Péguy, toujours dans A nos amis, à nos abonnés, déplorait la faillite politique de sa génération, lui refusant toute inscription dans l’histoire :
« nous serons petits, nous serons ordinaires, nous serons moyens, ou plutôt nous ne serons pas du tout. On ne s’occupera pas de nous. […] Nous ne serons jamais grands ; nous ne serons jamais connus ; nous ne serons jamais inscrits. Nous ne serons jamais grands[2] ».
Aujourd’hui, nous pouvons faire mentir cette prédiction, mais pas en n’importe quel sens. La grandeur que nous reconnaissons à Péguy est celle de son génie, et certes nous sommes petits devant lui, que nous trouvons notre joie à servir, car même en ce monde qui ne croit à rien, en ce monde « qui fait le malin », il y a peu d’occupation aussi belle, bonne et gratifiante que de servir une œuvre qui nous dépasse, par l’étude, l’enseignement et le partage. On s’occupe de Péguy en 2014, du mieux qu’on peut ; on lui dédie son travail, son temps libre, et je veux ici saluer le dévouement de tous les membres de l’Amitié Charles Péguy qui consacrent leurs talents divers à connaître et faire connaître l’homme et l’œuvre, en lien étroit avec sa famille et le Centre Charles-Péguy d’Orléans.

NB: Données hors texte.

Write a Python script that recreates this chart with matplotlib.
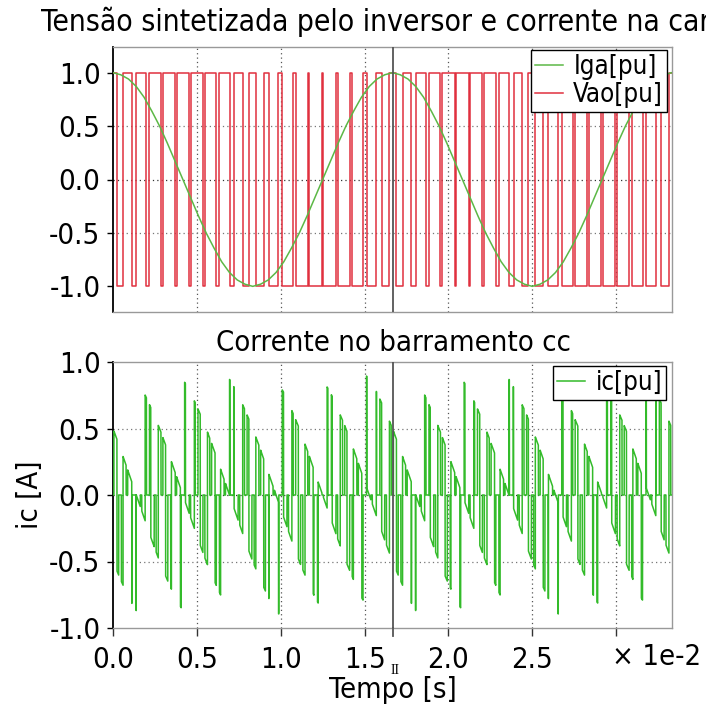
import numpy as np
import matplotlib
matplotlib.use("Agg")
import matplotlib.pyplot as plt
from matplotlib import font_manager

# ------------------------------------------------------------------ data
f_fund = 60.0          # fundamental frequency [Hz]
carrier_ratio = 20     # carrier periods per fundamental cycle
n_cycles = 2           # cycles in the record

# load current Iga [pu], one cycle sampled every 10 degrees
iga_cycle = [1.00, 0.98, 0.94, 0.87, 0.77, 0.64, 0.50, 0.34, 0.17,
             0.00, -0.17, -0.34, -0.50, -0.64, -0.77, -0.87, -0.94, -0.98,
             -1.00, -0.98, -0.94, -0.87, -0.77, -0.64, -0.50, -0.34, -0.17,
             0.00, 0.17, 0.34, 0.50, 0.64, 0.77, 0.87, 0.94, 0.98]

# fraction of each carrier period with the upper switch on (one cycle)
vao_high_duty = [0.56, 0.68, 0.78, 0.86, 0.90, 0.90, 0.86, 0.78, 0.68, 0.56,
                 0.44, 0.32, 0.22, 0.14, 0.10, 0.10, 0.14, 0.22, 0.32, 0.44]
vbo_high_duty = [0.13, 0.10, 0.11, 0.16, 0.25, 0.36, 0.48, 0.60, 0.72, 0.81,
                 0.87, 0.90, 0.89, 0.84, 0.75, 0.64, 0.52, 0.40, 0.28, 0.19]
vco_high_duty = [0.81, 0.72, 0.60, 0.48, 0.36, 0.25, 0.16, 0.11, 0.10, 0.13,
                 0.19, 0.28, 0.40, 0.52, 0.64, 0.75, 0.84, 0.89, 0.90, 0.87]

x_ticks = [0.0, 0.5, 1.0, 1.5, 2.0, 2.5, 3.0]
x_tick_labels = ["0.0", "0.5", "1.0", "1.5", "2.0", "2.5", ""]
y_ticks = [-1.0, -0.5, 0.0, 0.5, 1.0]
y_tick_labels = ["-1.0", "-0.5", "0.0", "0.5", "1.0"]

title_top = "Tensão sintetizada pelo inversor e corrente na carga"
title_bottom = "Corrente no barramento cc"

# ------------------------------------------------------------------ fonts
fams = {(f.name, f.stretch) for f in font_manager.fontManager.ttflist}
names = {n for n, _ in fams}
stretch = "normal"
if "DejaVu Sans Condensed" in names:
    family = "DejaVu Sans Condensed"
elif ("DejaVu Sans", "condensed") in fams:
    family, stretch = "DejaVu Sans", "condensed"
elif "Liberation Sans Narrow" in names:
    family = "Liberation Sans Narrow"
else:
    family = "DejaVu Sans"
plt.rcParams["font.family"] = [family, "DejaVu Sans"]
plt.rcParams["font.stretch"] = stretch
plt.rcParams["axes.unicode_minus"] = False
FS_TICK = 21
FS_TITLE = 21.5
FS_LABEL = 21
FS_LEG = 18.5

# ------------------------------------------------------------------ signals
T = 100.0 / f_fund            # one cycle in units of 1e-2 s
Tc = T / carrier_ratio
n_per = carrier_ratio * n_cycles
k = np.arange(n_per)

# pole voltage Vao: +1 at carrier valleys, -1 around carrier peaks
da = np.tile(vao_high_duty, n_cycles)
fall = (k + da / 2) * Tc
rise = (k + 1 - da / 2) * Tc
t_vao = np.concatenate([[0.0], np.column_stack([fall, rise]).ravel(), [n_cycles * T]])
vao = np.concatenate([[1.0], np.tile([-1.0, 1.0], n_per), [1.0]])


def full_record(cycle):
    cycle = list(cycle)
    return np.array(cycle * n_cycles + cycle[:1])


n_s = len(iga_cycle)
t_i = np.arange(n_s * n_cycles + 1) * T / n_s
ia_s = full_record(iga_cycle)
ib_s = full_record(np.roll(iga_cycle, n_s // 3))
ic_s = full_record(np.roll(iga_cycle, -n_s // 3))

# dc-bus current from switch states and phase currents
t = np.linspace(0.0, n_cycles * T, 48001)
kk = np.minimum((t // Tc).astype(int), n_per - 1)
u = t / Tc - kk


def switch_state(duty):
    d = np.tile(duty, n_cycles)[kk]
    return ((u < d / 2) | (u > 1 - d / 2)).astype(float)


idc = (switch_state(vao_high_duty) * np.interp(t, t_i, ia_s)
       + switch_state(vbo_high_duty) * np.interp(t, t_i, ib_s)
       + switch_state(vco_high_duty) * np.interp(t, t_i, ic_s))

# ------------------------------------------------------------------ figure
W, H = 706, 707
fig = plt.figure(figsize=(W / 100, H / 100), dpi=100)
ax1 = fig.add_axes([113 / W, 1 - 312 / H, 559 / W, 265 / H])
ax2 = fig.add_axes([113 / W, 1 - 628 / H, 559 / W, 266 / H])

RED = "#e0303f"
GREEN_I = "#5cb846"
GREEN_DC = "#33bb2a"

l_iga, = ax1.plot(t_i, ia_s, color=GREEN_I, lw=1.1, zorder=4, label="Iga[pu]")
l_vao, = ax1.plot(t_vao, vao, color=RED, lw=1.1, drawstyle="steps-post",
                  zorder=3, label="Vao[pu]")
l_dc, = ax2.plot(t, idc, color=GREEN_DC, lw=1.1, zorder=3, label="ic[pu]")

ax1.set_ylim(-1.24, 1.24)
ax2.set_ylim(-1.0, 1.0)

for ax in (ax1, ax2):
    ax.set_xlim(0, n_cycles * T)
    ax.set_xticks(x_ticks)
    ax.set_yticks(y_ticks)
    ax.set_yticklabels(y_tick_labels, fontsize=FS_TICK)
    for xv in x_ticks[1:]:
        ax.axvline(xv, color="#555555", lw=0.9, ls=(0, (1, 2.5)), zorder=1)
    for yv in (-0.5, 0.5):
        ax.axhline(yv, color="#777777", lw=0.9, ls=(0, (1, 2.5)), zorder=1)
    ax.axhline(0.0, color="#333333", lw=0.9, ls=(0, (1, 2.5)), zorder=1)
    ax.axvline(T, color="#555555", lw=1.3, zorder=5)
    for side in ("top", "right", "bottom"):
        ax.spines[side].set_color("#999999")
        ax.spines[side].set_linewidth(1.0)
    ax.spines["left"].set_color("black")
    ax.spines["left"].set_linewidth(1.3)
    ax.tick_params(axis="y", direction="out", length=4, width=1, pad=5)
    ax.tick_params(axis="x", direction="out", length=6, width=1, pad=7,
                   colors="#333333", labelcolor="black")

ax1.set_xticklabels([])
ax1.tick_params(axis="x", length=0)
ax2.set_xticklabels(x_tick_labels, fontsize=FS_TICK)
# cursor mark just below the time axis
ax2.plot([T, T], [-1.0, -1.06], color="#555555", lw=1.3, clip_on=False, zorder=5)

fig.text(392 / W, 1 - 22 / H, title_top, ha="center", va="center", fontsize=FS_TITLE)
fig.text(393 / W, 1 - 343 / H, title_bottom, ha="center", va="center", fontsize=FS_LABEL)
fig.text(30 / W, 1 - 495 / H, "ic [A]", ha="center", va="center",
         rotation=90, fontsize=FS_LABEL)
fig.text(393 / W, 1 - 690 / H, "Tempo [s]", ha="center", va="center", fontsize=FS_LABEL)
fig.text(612 / W, 1 - 657 / H, "× 1e-2", ha="left", va="center", fontsize=FS_TICK)
fig.text(395 / W, 1 - 671 / H, "II", ha="center", va="center", fontsize=10,
         family=["Liberation Serif", "DejaVu Serif"])

leg_kw = dict(fontsize=FS_LEG, frameon=True, fancybox=False, framealpha=1,
              edgecolor="black", borderpad=0.15, labelspacing=0.1,
              handlelength=1.1, handletextpad=0.4, borderaxespad=0)
lg1 = ax1.legend(handles=[l_iga, l_vao], loc="upper right",
                 bbox_to_anchor=(667 / W, 1 - 50 / H),
                 bbox_transform=fig.transFigure, **leg_kw)
lg2 = ax2.legend(handles=[l_dc], loc="upper right",
                 bbox_to_anchor=(666 / W, 1 - 366 / H),
                 bbox_transform=fig.transFigure, **leg_kw)
for lg in (lg1, lg2):
    lg.get_frame().set_linewidth(1.0)
    lg.set_zorder(10)

fig.savefig("out.png", dpi=100)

Péguy a perdu la vie, avec des centaines de milliers de Français, dans une guerre dont il avait compris l’imminence, sans deviner le tour qu’elle prendrait. « Guerre démocratique moderne » telle que Bernanos la fit durant quatre ans et la décrivit au fil de ses œuvres, guerre de masse où la technologie des armes nouvelles devait balayer les idéaux et les représentations d’un juste combat qui animaient Péguy et ses semblables. En cette année 2014, leur mémoire collective est célébrée, la France va s’occuper d’eux, leur dédiant manifestations officielles, commémorations et missions.

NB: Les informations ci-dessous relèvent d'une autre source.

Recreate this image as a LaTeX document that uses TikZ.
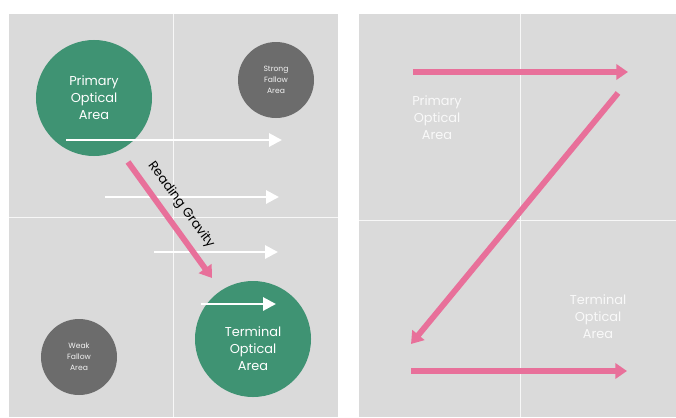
\documentclass[tikz,border=0pt]{standalone}
\usepackage{fontspec}
\setmainfont{Poppins}
\usetikzlibrary{arrows.meta}

\definecolor{panelgray}{HTML}{DADADA}
\definecolor{areagreen}{HTML}{3F9373}
\definecolor{fallowgray}{HTML}{6C6C6C}
\definecolor{zpink}{HTML}{E8709A}

\begin{document}
\begin{tikzpicture}[x=0.03cm,y=-0.03cm,
    area/.style={circle,fill=areagreen,text=white,inner sep=0pt,minimum size=3.48cm,
        align=center,font=\fontsize{11}{14.5}\selectfont},
    fallow/.style={circle,fill=fallowgray,text=white!90!gray,inner sep=0pt,minimum size=2.28cm,
        align=center,font=\fontsize{6.5}{9.4}\selectfont},
    plain/.style={text=white!95!gray,align=center,font=\fontsize{11}{14.5}\selectfont},
    flow/.style={white,line width=2.5pt,-{Triangle[length=11pt,width=11pt]}},
    zline/.style={zpink,line width=5pt,-{Triangle[length=10pt,width=13pt]}}]
        \useasboundingbox (0,0) rectangle (676,417);
        \fill[white] (0,0) rectangle (676,417);

        % left panel
        \fill[panelgray] (9,14) rectangle (338,417);
        \draw[white!94!gray,line width=0.8pt] (173,14) -- (173,417);
        \draw[white!94!gray,line width=0.8pt] (9,217) -- (338,217);

        \node[area] (primary) at (94,98) {Primary\\Optical\\Area};
        \node[fallow] (strong) at (276,80) {Strong\\Fallow\\Area};
        \node[fallow] (weak) at (79,357) {Weak\\Fallow\\Area};
        \node[area] (terminal) at (253,339) {};
        \node[plain,text=white] (terminaltext) at ([yshift=-8.5pt]terminal.center) {Terminal\\Optical\\Area};

        \coordinate (f1s) at (66,140);  \coordinate (f1e) at (282,140);
        \coordinate (f2s) at (105,197); \coordinate (f2e) at (279,197);
        \coordinate (f3s) at (154,252); \coordinate (f3e) at (278,252);
        \coordinate (f4s) at (201,304); \coordinate (f4e) at (276,304);
        \draw[flow] (f1s) -- (f1e);
        \draw[flow] (f2s) -- (f2e);
        \draw[flow] (f3s) -- (f3e);
        \draw[flow] (f4s) -- (f4e);

        \coordinate (gs) at (128,162); \coordinate (ge) at (212,278);
        \draw[zline] (gs) -- (ge);
        \node[rotate=-53.5,font=\fontsize{11}{12}\selectfont] (gravity) at (181,205) {Reading Gravity};

        % right panel
        \fill[panelgray] (359,14) rectangle (676,417);
        \draw[white!94!gray,line width=0.8pt] (520,14) -- (520,417);
        \draw[white!94!gray,line width=0.8pt] (359,220) -- (676,220);

        \node[plain] (zprimary) at (437,118) {Primary\\Optical\\Area};
        \node[plain] (zterminal) at (598,317) {Terminal\\Optical\\Area};

        \coordinate (z1) at (413,72);  \coordinate (z2) at (628,72);
        \coordinate (z3) at (618,93);  \coordinate (z4) at (411,344);
        \coordinate (z5) at (411,371); \coordinate (z6) at (627,371);
        \draw[zline] (z1) -- (z2);
        \draw[zline] (z3) -- (z4);
        \draw[zline] (z5) -- (z6);
\end{tikzpicture}
\end{document}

En marge de ce grand mouvement national, nous voulons pour notre part fêter un homme qui nous émeut par sa vie passionnée autant qu’il nous impressionne par sa fin héroïque. Cent ans après sa mort prématurée, cette mort dont on dit qu’il la rechercha, rappelons comme il en repoussait le spectre, dans l’urgence de la création : « il ne faut pas que je meure ! » déclarait-il en septembre 1913 à Joseph Lotte[3], conscient qu’il était d’avoir une œuvre à poursuivre. C’est la singularité de Péguy, penseur, poète, qui nous intéresse, et le retentissement de son œuvre en notre époque, plus que son effigie en soldat tombé au milieu de ses hommes pour la Patrie. Les hommes de Péguy, c’est nous, qui vivons aujourd’hui, et le sollicitons pour comprendre ce que nous vivons.
CLAIRE DAUDIN
[1] Charles Péguy, A nos amis, à nos abonnés, Œuvres en prose complètes, tome II, Gallimard, « Bibliothèque de la Pléiade », 1988, p. 1287.
[2] Ibid., p. 1282.
(3) Entretien avec Joseph Lotte du 27 septembre 1913, L’Amitié Charles Péguy n° 103, juillet-septembre 2003, p. 292.
8 Réponses pour 1914, année Péguy
Strict minimum. le lyrique est oublié, le contexte peu ébauché. tout cela n’apprend strictement rien, ou pire, ne donne aucune envie d’apporofondir? Devoir de vacances?
MC
N’hésitez pas à consulter le nouveau volume de poésie de Péguy dans la Pléiade (édité par C. Daudin) pour plus sur le lyrique et le contexte…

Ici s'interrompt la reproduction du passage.